Le comunità nigeriane di Bille e Ogale — circa 50mila abitanti complessivi — hanno avviato un’azione legale contro la multinazionale Shell e la sua ex controllata nigeriana, oggi ribattezzata Renaissance Africa Energy, per decenni di inquinamento ambientale causato dalle attività petrolifere, incluso il grave danneggiamento delle risorse idriche potabili. La vicenda giudiziaria, avviata nel 2015, approderà a processo nel marzo 2027 presso l’Alta Corte di Londra. Il tribunale ha già riconosciuto l’esistenza di 85 episodi di sversamento e ha stabilito che Shell può essere ritenuta responsabile anche per i danni derivanti da azioni di terzi, come i frequenti sabotaggi alle condutture. Le comunità locali chiedono bonifiche ambientali e risarcimenti economici, mentre la compagnia continua a negare ogni responsabilità diretta, affermando di aver sempre operato in conformità alle normative vigenti.
A Ogale, almeno 40 fuoriuscite dalle infrastrutture Shell dal 1989 hanno provocato una contaminazione delle falde acquifere mille volte superiore ai limiti di legge, secondo quanto rilevato dall’UNEP nel 2010. L’acqua, secondo le Nazioni Unite, «richiede un intervento di emergenza prima di qualsiasi altro intervento di bonifica» e l’esposizione agli idrocarburi «avrebbe certamente portato a conseguenze a lungo termine sulla salute». Le famiglie, dedite alla pesca e all’agricoltura, non possono più utilizzare i pozzi o coltivare i campi, resi sterili dall’inquinamento. A Bille, tra il 2011 e il 2013, enormi fuoriuscite hanno devastato 13.200 ettari di mangrovie, sterminando i pesci e privando i pescatori della loro principale fonte di cibo. La comunità, costituita da circa 45 isole, ha subito danni ambientali ed economici ingenti. Leigh Day, lo studio legale britannico che rappresenta i ricorrenti, ha intentato l’azione contro Shell per ottenere bonifiche e risarcimenti.
Lo scorso 20 giugno, la giudice May si è pronunciata su oltre 20 questioni preliminari. Ha riconosciuto che «finora sono state identificate circa 85 fuoriuscite», e ha affermato che, pur essendo il caso «ancora in una fase molto iniziale», Shell potrebbe essere ritenuta responsabile anche per le perdite causate da terzi – ad esempio i “bunkeraggi”, ovvero i sabotaggi agli oleodotti per il furto di petrolio. Ha inoltre affermato che, sebbene esista un termine di prescrizione di cinque anni per intentare azioni legali, «ogni giorno in cui il petrolio rimarrà» sui terreni interessati dalle fuoriuscite, nascerà una nuova causa legale.
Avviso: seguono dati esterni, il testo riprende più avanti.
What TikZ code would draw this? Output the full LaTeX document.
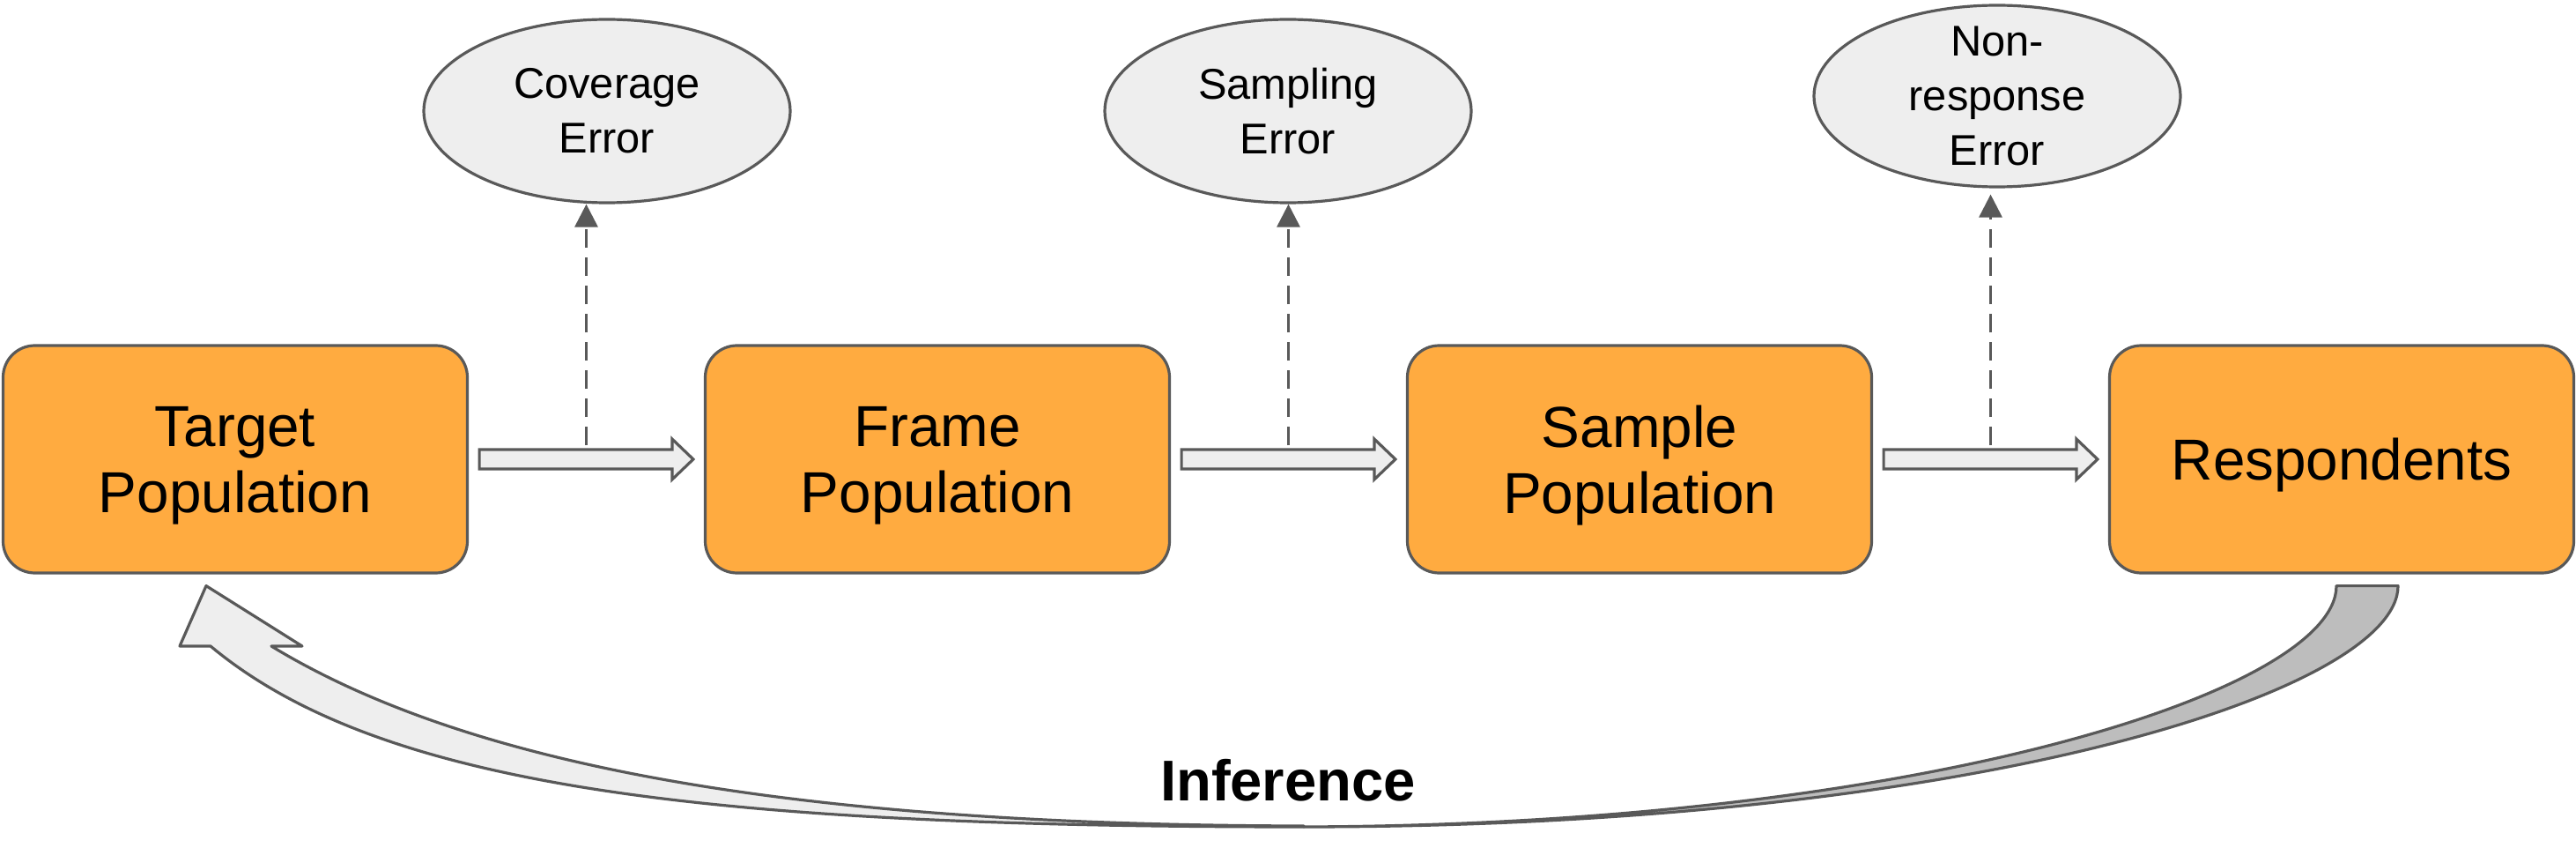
\documentclass[tikz,border=0pt]{standalone}
\usepackage{fontspec}
\setmainfont{Liberation Sans}
\usetikzlibrary{shapes.geometric,arrows.meta,calc}
\definecolor{boxfill}{HTML}{FFAB40}
\definecolor{edgegray}{HTML}{595959}
\definecolor{lightfill}{HTML}{EEEEEE}
\definecolor{darkfill}{HTML}{BDBDBD}
\newcommand\fatarrow[2]{%
  \draw[fatarr] let \p1=($(#1.east)+(12,0)$), \p2=($(#2.west)+(-12,0)$) in
    (\x1,\y1+2.75pt) -- (\x2-6pt,\y1+2.75pt) -- (\x2-6pt,\y1+5.75pt) -- (\x2,\y1)
    -- (\x2-6pt,\y1-5.75pt) -- (\x2-6pt,\y1-2.75pt) -- (\x1,\y1-2.75pt) -- cycle;}
\begin{document}
\begin{tikzpicture}[x=0.25pt,y=-0.25pt,
  popbox/.style={draw=edgegray, fill=boxfill, line width=0.8pt, rounded corners=9pt,
    minimum width=131.75pt, minimum height=64.5pt, align=center, text depth=0pt,
    font=\fontsize{16.4pt}{18.75pt}\selectfont, inner sep=0pt},
  errell/.style={ellipse, draw=edgegray, fill=lightfill, line width=0.8pt,
    minimum width=104pt, minimum height=52pt, inner sep=0pt},
  errtext/.style={align=center, font=\fontsize{12.2pt}{15.5pt}\selectfont, inner sep=0pt},
  fatarr/.style={draw=edgegray, fill=lightfill, line width=0.8pt},
  errarr/.style={draw=edgegray, line width=0.75pt, dash pattern=on 5.25pt off 2.75pt,
    -{Triangle[length=6.5pt,width=6.5pt]}},
  ribbon/.style={draw=edgegray, line width=0.8pt, line join=round}]
\useasboundingbox (0,0) rectangle (2924,962);

% population boxes
\node[popbox] (t) at (267,521) {Target\\Population};
\node[popbox] (f) at (1064,521) {Frame\\Population};
\node[popbox] (s) at (1861,521) {Sample\\Population};
\node[popbox] (r) at (2658,521) {Respondents};

% error ellipses
\node[errell] (cov) at (689,126) {};
\node[errtext] at (cov) {Coverage\\Error};
\node[errell] (samp) at (1462,126) {};
\node[errtext] at (samp) {Sampling\\Error};
\node[errell, minimum height=51.5pt] (nonr) at (2267,109) {};
\node[errtext] at (nonr) {Non-\\response\\Error};

% block arrows between boxes
\fatarrow{t}{f}
\fatarrow{f}{s}
\fatarrow{s}{r}

% dashed error arrows
\coordinate (m1) at ($(t.east)!0.5!(f.west)+(0,-16)$);
\coordinate (m2) at ($(f.east)!0.5!(s.west)+(0,-16)$);
\coordinate (m3) at ($(s.east)!0.5!(r.west)+(0,-16)$);
\draw[errarr] (m1) -- (m1 |- cov.south);
\draw[errarr] (m2) -- (m2 |- samp.south);
\draw[errarr, shorten >=1.75pt] (m3) -- (m3 |- nonr.south);

% inference ribbon arrow
\coordinate (ra) at ($(r.south)+(64,13)$);
\coordinate (rb) at ($(r.south)+(-6,13)$);
\coordinate (tip) at ($(t.south)+(-33,13)$);
\fill[darkfill] (ra) .. controls (2722,782) and (2250,938) .. (1480,938)
  .. controls (2177,936) and (2652,784) .. (rb) -- cycle;
\draw[ribbon] (ra) .. controls (2722,782) and (2250,938) .. (1480,938)
  .. controls (2177,936) and (2652,784) .. (rb) -- cycle;
\draw[ribbon, fill=lightfill] (1480,938) .. controls (800,938) and (431,893) .. (239,733)
  -- (204,733) -- (tip) -- (343,733) -- (308,733)
  .. controls (532,869) and (900,936) .. (1480,937) -- cycle;

\node[font=\bfseries\fontsize{16.3pt}{18pt}\selectfont, inner sep=0pt] (inf) at (1462,885) {Inference};
\end{tikzpicture}
\end{document}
La multinazionale ha risposto con fermezza, attribuendo la maggior parte delle perdite ad «atti criminali di terzi», come i ladri di petrolio o le raffinerie illegali, negando la propria responsabilità diretta. «Questa criminalità è la causa della maggior parte delle fuoriuscite nei bacini di Bille e Ogale», ha dichiarato un portavoce, aggiungendo che le contestazioni sono oggi gestite da una joint venture con l’ex filiale Shell, che «si avvale della sua competenza in materia di risposta alle fuoriuscite e di bonifica». Shell ha sottolineato che «i certificati di bonifica sono stati emessi dall’ente regolatore nigeriano NOSDRA». Ma per le comunità la posizione dell’azienda è inaccettabile.
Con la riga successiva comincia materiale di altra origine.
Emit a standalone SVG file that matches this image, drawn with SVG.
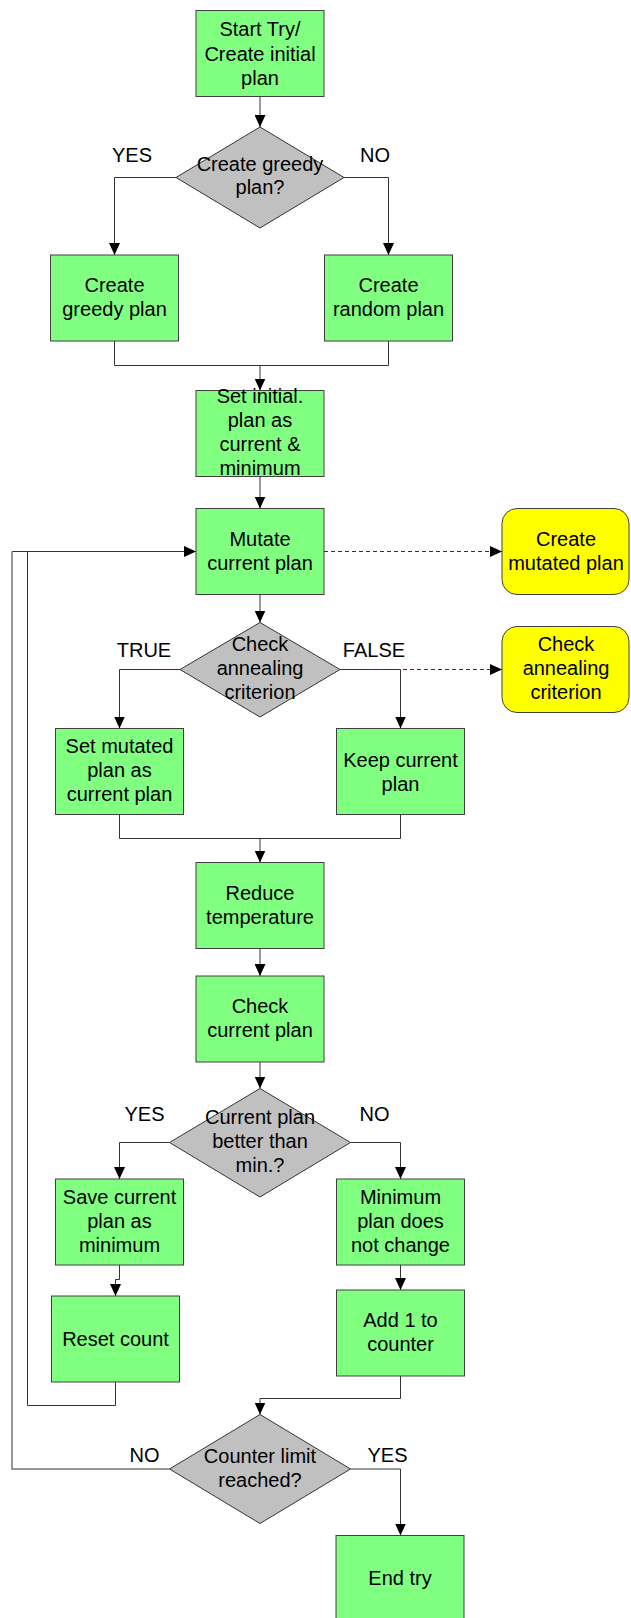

È notizia di oggi che Bubaraye Dakolo, sovrano tradizionale del regno di Ekpetiama (Bayelsa, Nigeria), ha citato in giudizio Shell chiedendo 12 miliardi di dollari – circa 10,4 miliardi di euro – per bonifiche, smantellamento di infrastrutture e risarcimenti, dopo la vendita a Renaissance Africa di attività on-shore senza riparare i danni ambientali. Conosciuto anche come re Agada IV e attivista per i diritti umani e ambientali, Dakolo è sostenuto da ONG nigeriane che denunciano inquinamento di fiumi e terreni.
Il percorso giudiziario ha segnato una svolta nel 2021, quando la Corte Suprema del Regno Unito ha stabilito che sussistono «fondati motivi» per ritenere la Royal Dutch Shell, con sede nel Regno Unito, responsabile per i danni ambientali causati dalla sua controllata. Si è trattato di una sentenza storica, che ha ribaltato le decisioni dell’Alta Corte e della Corte d’Appello, affermando che una società madre può essere chiamata a rispondere delle azioni delle sue filiali se esercita un sufficiente grado di controllo. Questo precedente, insieme a due importanti verdetti nei Paesi Bassi contro Shell, ha aperto la strada a una maggiore responsabilizzazione delle multinazionali per le loro attività nei Paesi del Sud globale.